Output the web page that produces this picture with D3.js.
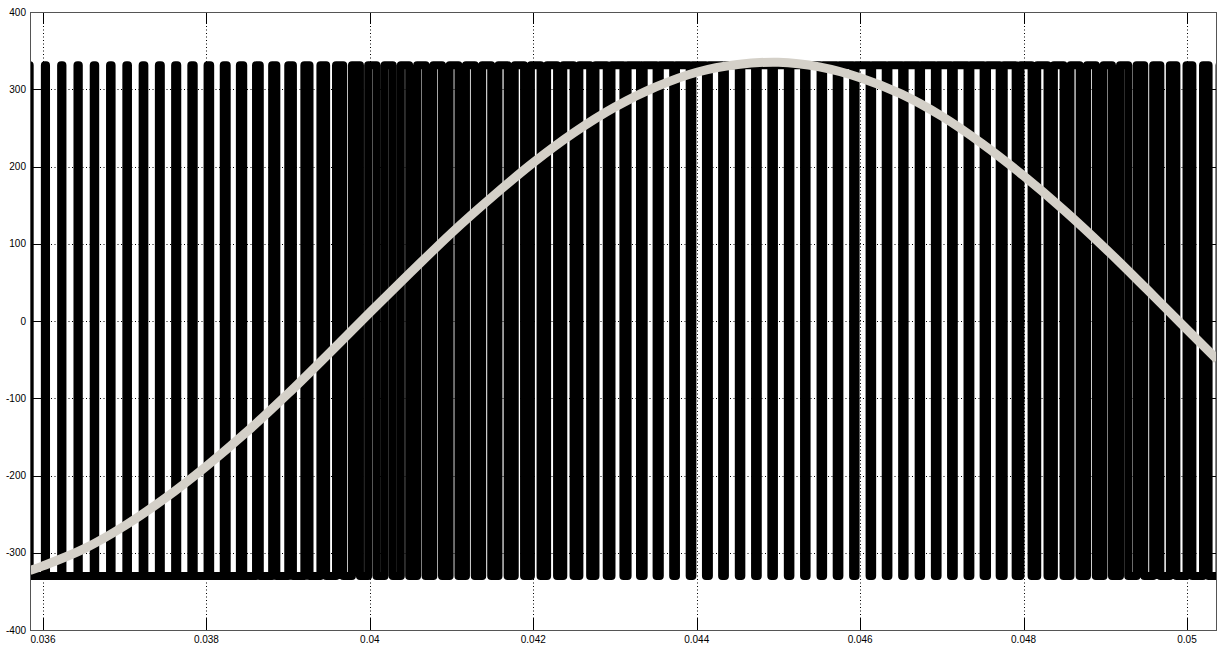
<!DOCTYPE html>
<meta charset="utf-8">

<!-- Load d3.js -->
<script src="https://d3js.org/d3.v7.min.js"></script>

<body>
	<!-- Create a div where the graph will take place -->
	<div id="my_dataviz"></div>
</body>

<style>
body {
  margin: 0;
  background: #fff;
}
.tick-label {
  font-family: Arial, "Liberation Sans", sans-serif;
  font-size: 10px;
  fill: #000;
}
</style>

<script>

	// PWM output: centre of each high pulse (s) and its width (microseconds)
	var pulseCenters = [
		0.03583, 0.03603, 0.03623, 0.03643, 0.03663, 0.03683, 0.03703, 0.03723, 0.03743, 0.03763,
		0.03783, 0.03803, 0.03823, 0.03843, 0.03863, 0.03883, 0.03903, 0.03923, 0.03943, 0.03963,
		0.03983, 0.04003, 0.04023, 0.04043, 0.04063, 0.04083, 0.04103, 0.04123, 0.04143, 0.04163,
		0.04183, 0.04203, 0.04223, 0.04243, 0.04263, 0.04283, 0.04303, 0.04323, 0.04343, 0.04363,
		0.04383, 0.04403, 0.04423, 0.04443, 0.04463, 0.04483, 0.04503, 0.04523, 0.04543, 0.04563,
		0.04583, 0.04603, 0.04623, 0.04643, 0.04663, 0.04683, 0.04703, 0.04723, 0.04743, 0.04763,
		0.04783, 0.04803, 0.04823, 0.04843, 0.04863, 0.04883, 0.04903, 0.04923, 0.04943, 0.04963,
		0.04983, 0.05003, 0.05023, 0.05043
	];
	var pulseWidthsUs = [
		14, 14, 16, 16, 18, 19, 20, 21, 24, 26,
		29, 32, 36, 41, 46, 51, 57, 63, 70, 88,
		98, 102, 100, 102, 104, 106, 108, 108, 110, 112,
		114, 118, 122, 126, 132, 138, 146, 152, 158, 164,
		168, 166, 162, 170, 168, 166, 170, 167, 171, 166,
		168, 171, 166, 168, 172, 169, 165, 168, 162, 155,
		146, 136, 126, 118, 112, 108, 104, 100, 94, 88,
		80, 72, 68, 64
	];
	var levelHigh = 331;
	var levelLow = -330;

	// grey reference wave
	var refTimes = [
		0.03584, 0.0360, 0.0365, 0.0370, 0.0375, 0.0380, 0.0385, 0.0390, 0.0395, 0.0400,
		0.0405, 0.0410, 0.0415, 0.0420, 0.0425, 0.0430, 0.0435, 0.0440, 0.0445, 0.0450,
		0.0455, 0.0460, 0.0465, 0.0470, 0.0475, 0.0480, 0.0485, 0.0490, 0.0495, 0.0500,
		0.05037
	];
	var refValues = [
		-323, -317, -295, -265, -229, -188, -143, -94, -42, 11,
		63, 114, 161, 205, 244, 277, 303, 322, 332, 335,
		329, 315, 294, 265, 229, 188, 143, 94, 42, -11,
		-50
	];

	var xTicks = [0.036, 0.038, 0.04, 0.042, 0.044, 0.046, 0.048, 0.05];
	var xTickLabels = ["0.036", "0.038", "0.04", "0.042", "0.044", "0.046", "0.048", "0.05"];
	var yTicks = [-400, -300, -200, -100, 0, 100, 200, 300, 400];

	//set the dimensions and margins of the graph
	var margin = {top: 12, right: 6, bottom: 20, left: 30},
	    width = 1223 - margin.left - margin.right,
	    height = 650 - margin.top - margin.bottom;
	var tickLen = 12;

	var svg = d3.select("#my_dataviz")
		.append("svg")
		.attr("width", 1223)
		.attr("height", 650)
		.append("g")
		.attr("transform", "translate(" + margin.left + "," + margin.top + ")");

	var x = d3.scaleLinear()
		.domain([0.035841, 0.050367])
		.range([0, width]);

	var y = d3.scaleLinear()
		.domain([-400, 400])
		.range([height, 0]);

	svg.append("clipPath")
		.attr("id", "plot-clip")
		.append("rect")
		.attr("width", width)
		.attr("height", height);

	// dotted grid
	var grid = svg.append("g").attr("class", "grid");
	grid.selectAll(".gx").data(xTicks).enter()
		.append("line")
		.attr("x1", function(d) { return Math.round(x(d)) + 0.5; })
		.attr("x2", function(d) { return Math.round(x(d)) + 0.5; })
		.attr("y1", 0)
		.attr("y2", height)
		.attr("stroke", "#000")
		.attr("stroke-width", 1)
		.attr("stroke-dasharray", "1,2.5");
	grid.selectAll(".gy").data(yTicks.slice(1, -1)).enter()
		.append("line")
		.attr("y1", function(d) { return Math.round(y(d)) + 0.5; })
		.attr("y2", function(d) { return Math.round(y(d)) + 0.5; })
		.attr("x1", 0)
		.attr("x2", width)
		.attr("stroke", "#000")
		.attr("stroke-width", 1)
		.attr("stroke-dasharray", "1,2.5");

	// inward ticks on all four sides
	var ticks = svg.append("g").attr("class", "ticks").attr("stroke", "#000").attr("stroke-width", 1);
	xTicks.forEach(function(d) {
		var px = Math.round(x(d)) + 0.5;
		ticks.append("line").attr("x1", px).attr("x2", px).attr("y1", height).attr("y2", height - tickLen);
		ticks.append("line").attr("x1", px).attr("x2", px).attr("y1", 0).attr("y2", tickLen);
	});
	yTicks.forEach(function(d) {
		var py = Math.round(y(d)) + 0.5;
		ticks.append("line").attr("y1", py).attr("y2", py).attr("x1", 0).attr("x2", tickLen);
		ticks.append("line").attr("y1", py).attr("y2", py).attr("x1", width).attr("x2", width - tickLen);
	});

	// build PWM step points from the pulse arrays
	var pwmPoints = [[x.domain()[0] - 0.0002, levelLow]];
	pulseCenters.forEach(function(c, i) {
		var half = pulseWidthsUs[i] * 1e-6 / 2;
		pwmPoints.push([c - half, levelHigh]);
		pwmPoints.push([c + half, levelLow]);
	});
	pwmPoints.push([x.domain()[1] + 0.0002, levelLow]);

	var plot = svg.append("g").attr("clip-path", "url(#plot-clip)");

	plot.append("path")
		.datum(pwmPoints)
		.attr("fill", "none")
		.attr("stroke", "#000")
		.attr("stroke-width", 8)
		.attr("stroke-linejoin", "round")
		.attr("d", d3.line()
			.x(function(d) { return x(d[0]); })
			.y(function(d) { return y(d[1]); })
			.curve(d3.curveStepAfter));

	plot.append("path")
		.datum(refTimes.map(function(t, i) { return [t, refValues[i]]; }))
		.attr("fill", "none")
		.attr("stroke", "#d4d0c8")
		.attr("stroke-width", 9)
		.attr("stroke-linejoin", "round")
		.attr("d", d3.line()
			.x(function(d) { return x(d[0]); })
			.y(function(d) { return y(d[1]); })
			.curve(d3.curveCatmullRom));

	// axes box
	svg.append("rect")
		.attr("x", 0.5)
		.attr("y", 0.5)
		.attr("width", width - 1)
		.attr("height", height)
		.attr("fill", "none")
		.attr("stroke", "#555")
		.attr("stroke-width", 1);

	// tick labels
	svg.selectAll(".xlab").data(xTicks).enter()
		.append("text")
		.attr("class", "tick-label")
		.attr("x", function(d) { return x(d); })
		.attr("y", height + 13)
		.attr("text-anchor", "middle")
		.text(function(d, i) { return xTickLabels[i]; });

	svg.selectAll(".ylab").data(yTicks).enter()
		.append("text")
		.attr("class", "tick-label")
		.attr("x", -4)
		.attr("y", function(d) { return y(d) + 3.5; })
		.attr("text-anchor", "end")
		.text(function(d) { return d; });

</script>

(Work required):
Repeat the data exactly, without the pictures.

(Written response):
Output the web page that produces this picture with D3.js.
<!DOCTYPE html>
<meta charset="utf-8">

<!-- Load d3.js -->
<script src="https://d3js.org/d3.v7.min.js"></script>

<body>
	<!-- Create a div where the graph will take place -->
	<div id="my_dataviz"></div>
</body>

<style>
body {
  margin: 0;
  background: #fff;
}
.tick-label {
  font-family: Arial, "Liberation Sans", sans-serif;
  font-size: 10px;
  fill: #000;
}
</style>

<script>

	// PWM output: centre of each high pulse (s) and its width (microseconds)
	var pulseCenters = [
		0.03583, 0.03603, 0.03623, 0.03643, 0.03663, 0.03683, 0.03703, 0.03723, 0.03743, 0.03763,
		0.03783, 0.03803, 0.03823, 0.03843, 0.03863, 0.03883, 0.03903, 0.03923, 0.03943, 0.03963,
		0.03983, 0.04003, 0.04023, 0.04043, 0.04063, 0.04083, 0.04103, 0.04123, 0.04143, 0.04163,
		0.04183, 0.04203, 0.04223, 0.04243, 0.04263, 0.04283, 0.04303, 0.04323, 0.04343, 0.04363,
		0.04383, 0.04403, 0.04423, 0.04443, 0.04463, 0.04483, 0.04503, 0.04523, 0.04543, 0.04563,
		0.04583, 0.04603, 0.04623, 0.04643, 0.04663, 0.04683, 0.04703, 0.04723, 0.04743, 0.04763,
		0.04783, 0.04803, 0.04823, 0.04843, 0.04863, 0.04883, 0.04903, 0.04923, 0.04943, 0.04963,
		0.04983, 0.05003, 0.05023, 0.05043
	];
	var pulseWidthsUs = [
		14, 14, 16, 16, 18, 19, 20, 21, 24, 26,
		29, 32, 36, 41, 46, 51, 57, 63, 70, 88,
		98, 102, 100, 102, 104, 106, 108, 108, 110, 112,
		114, 118, 122, 126, 132, 138, 146, 152, 158, 164,
		168, 166, 162, 170, 168, 166, 170, 167, 171, 166,
		168, 171, 166, 168, 172, 169, 165, 168, 162, 155,
		146, 136, 126, 118, 112, 108, 104, 100, 94, 88,
		80, 72, 68, 64
	];
	var levelHigh = 331;
	var levelLow = -330;

	// grey reference wave
	var refTimes = [
		0.03584, 0.0360, 0.0365, 0.0370, 0.0375, 0.0380, 0.0385, 0.0390, 0.0395, 0.0400,
		0.0405, 0.0410, 0.0415, 0.0420, 0.0425, 0.0430, 0.0435, 0.0440, 0.0445, 0.0450,
		0.0455, 0.0460, 0.0465, 0.0470, 0.0475, 0.0480, 0.0485, 0.0490, 0.0495, 0.0500,
		0.05037
	];
	var refValues = [
		-323, -317, -295, -265, -229, -188, -143, -94, -42, 11,
		63, 114, 161, 205, 244, 277, 303, 322, 332, 335,
		329, 315, 294, 265, 229, 188, 143, 94, 42, -11,
		-50
	];

	var xTicks = [0.036, 0.038, 0.04, 0.042, 0.044, 0.046, 0.048, 0.05];
	var xTickLabels = ["0.036", "0.038", "0.04", "0.042", "0.044", "0.046", "0.048", "0.05"];
	var yTicks = [-400, -300, -200, -100, 0, 100, 200, 300, 400];

	//set the dimensions and margins of the graph
	var margin = {top: 12, right: 6, bottom: 20, left: 30},
	    width = 1223 - margin.left - margin.right,
	    height = 650 - margin.top - margin.bottom;
	var tickLen = 12;

	var svg = d3.select("#my_dataviz")
		.append("svg")
		.attr("width", 1223)
		.attr("height", 650)
		.append("g")
		.attr("transform", "translate(" + margin.left + "," + margin.top + ")");

	var x = d3.scaleLinear()
		.domain([0.035841, 0.050367])
		.range([0, width]);

	var y = d3.scaleLinear()
		.domain([-400, 400])
		.range([height, 0]);

	svg.append("clipPath")
		.attr("id", "plot-clip")
		.append("rect")
		.attr("width", width)
		.attr("height", height);

	// dotted grid
	var grid = svg.append("g").attr("class", "grid");
	grid.selectAll(".gx").data(xTicks).enter()
		.append("line")
		.attr("x1", function(d) { return Math.round(x(d)) + 0.5; })
		.attr("x2", function(d) { return Math.round(x(d)) + 0.5; })
		.attr("y1", 0)
		.attr("y2", height)
		.attr("stroke", "#000")
		.attr("stroke-width", 1)
		.attr("stroke-dasharray", "1,2.5");
	grid.selectAll(".gy").data(yTicks.slice(1, -1)).enter()
		.append("line")
		.attr("y1", function(d) { return Math.round(y(d)) + 0.5; })
		.attr("y2", function(d) { return Math.round(y(d)) + 0.5; })
		.attr("x1", 0)
		.attr("x2", width)
		.attr("stroke", "#000")
		.attr("stroke-width", 1)
		.attr("stroke-dasharray", "1,2.5");

	// inward ticks on all four sides
	var ticks = svg.append("g").attr("class", "ticks").attr("stroke", "#000").attr("stroke-width", 1);
	xTicks.forEach(function(d) {
		var px = Math.round(x(d)) + 0.5;
		ticks.append("line").attr("x1", px).attr("x2", px).attr("y1", height).attr("y2", height - tickLen);
		ticks.append("line").attr("x1", px).attr("x2", px).attr("y1", 0).attr("y2", tickLen);
	});
	yTicks.forEach(function(d) {
		var py = Math.round(y(d)) + 0.5;
		ticks.append("line").attr("y1", py).attr("y2", py).attr("x1", 0).attr("x2", tickLen);
		ticks.append("line").attr("y1", py).attr("y2", py).attr("x1", width).attr("x2", width - tickLen);
	});

	// build PWM step points from the pulse arrays
	var pwmPoints = [[x.domain()[0] - 0.0002, levelLow]];
	pulseCenters.forEach(function(c, i) {
		var half = pulseWidthsUs[i] * 1e-6 / 2;
		pwmPoints.push([c - half, levelHigh]);
		pwmPoints.push([c + half, levelLow]);
	});
	pwmPoints.push([x.domain()[1] + 0.0002, levelLow]);

	var plot = svg.append("g").attr("clip-path", "url(#plot-clip)");

	plot.append("path")
		.datum(pwmPoints)
		.attr("fill", "none")
		.attr("stroke", "#000")
		.attr("stroke-width", 8)
		.attr("stroke-linejoin", "round")
		.attr("d", d3.line()
			.x(function(d) { return x(d[0]); })
			.y(function(d) { return y(d[1]); })
			.curve(d3.curveStepAfter));

	plot.append("path")
		.datum(refTimes.map(function(t, i) { return [t, refValues[i]]; }))
		.attr("fill", "none")
		.attr("stroke", "#d4d0c8")
		.attr("stroke-width", 9)
		.attr("stroke-linejoin", "round")
		.attr("d", d3.line()
			.x(function(d) { return x(d[0]); })
			.y(function(d) { return y(d[1]); })
			.curve(d3.curveCatmullRom));

	// axes box
	svg.append("rect")
		.attr("x", 0.5)
		.attr("y", 0.5)
		.attr("width", width - 1)
		.attr("height", height)
		.attr("fill", "none")
		.attr("stroke", "#555")
		.attr("stroke-width", 1);

	// tick labels
	svg.selectAll(".xlab").data(xTicks).enter()
		.append("text")
		.attr("class", "tick-label")
		.attr("x", function(d) { return x(d); })
		.attr("y", height + 13)
		.attr("text-anchor", "middle")
		.text(function(d, i) { return xTickLabels[i]; });

	svg.selectAll(".ylab").data(yTicks).enter()
		.append("text")
		.attr("class", "tick-label")
		.attr("x", -4)
		.attr("y", function(d) { return y(d) + 3.5; })
		.attr("text-anchor", "end")
		.text(function(d) { return d; });

</script>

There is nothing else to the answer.